While our class saw a number of amazing, cutting-edge theatre and dance performances in London, my favorite would have to be Hadestown at the National Theatre. Coming to Broadway soon, this folksy musical retells the myth of Orpheus and Eurydice, adding new twists to classical characters and incorporating New Orleans/folk-style music in a beautifully unique way. Romantic, soulful, and tragic, this musical touched my heart and moved me to tears -- and it has one of the best soundtracks I’ve ever heard.

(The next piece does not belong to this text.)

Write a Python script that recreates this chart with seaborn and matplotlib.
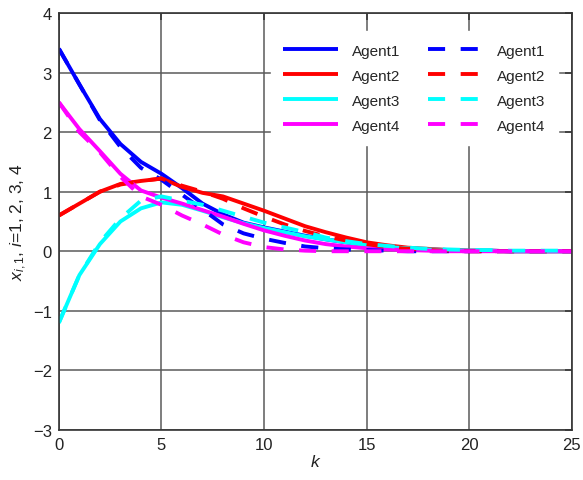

Located on London’s Southbank, the National Theatre is a beautiful space for the performing arts. Here’s a picture of the amazingly detailed set of Hadestown, complete with a rotating stage.  

 

8. Stratford-Upon-Avon

Okay, so this isn’t in London, but it’s far too lovely not to include in my list! Spending the day in Startford-Upon-Avon, a beautiful little town in the English countryside, was one of the very best things we did during our trip. Not only was I excited to see Shakespeare’s birthplace and learn more about his life, but I was really struck by how tranquil, quaint, and idyllic the entire town felt. With its old-fashioned storefronts, peaceful riverbanks, swans, and historic church, it was honestly exactly like the English country towns I’ve read about in novels. I felt like I was walking through the setting of a Jane Austen romance or Thomas Hardy pastoral! It was definitely a nice break from the busy, smoggy city -- in fact, you could even smell the difference in the air. Never have I encountered air so clean, clear, and sweet, and never will I forget it.

 

Top: Shakespeare’s Birthplace. Bottom: The River Avon at sunset. To the right you can see the steeple of Holy Trinity Church, where Shakespeare is buried.

Left: the quaint streets of Stratford-Upon-Avon

 

I could go on and on talking about my adventures, but I’ll just say that London was everything I dreamed it would be and more. I sincerely hope I have the chance to return someday -- to waltz through the museums, to read in the coffee shops, to go to tea, to breathe that beautiful country air. Until then, my wonderful London adventures will always hold a special place in my memory, and the city a special place in my heart.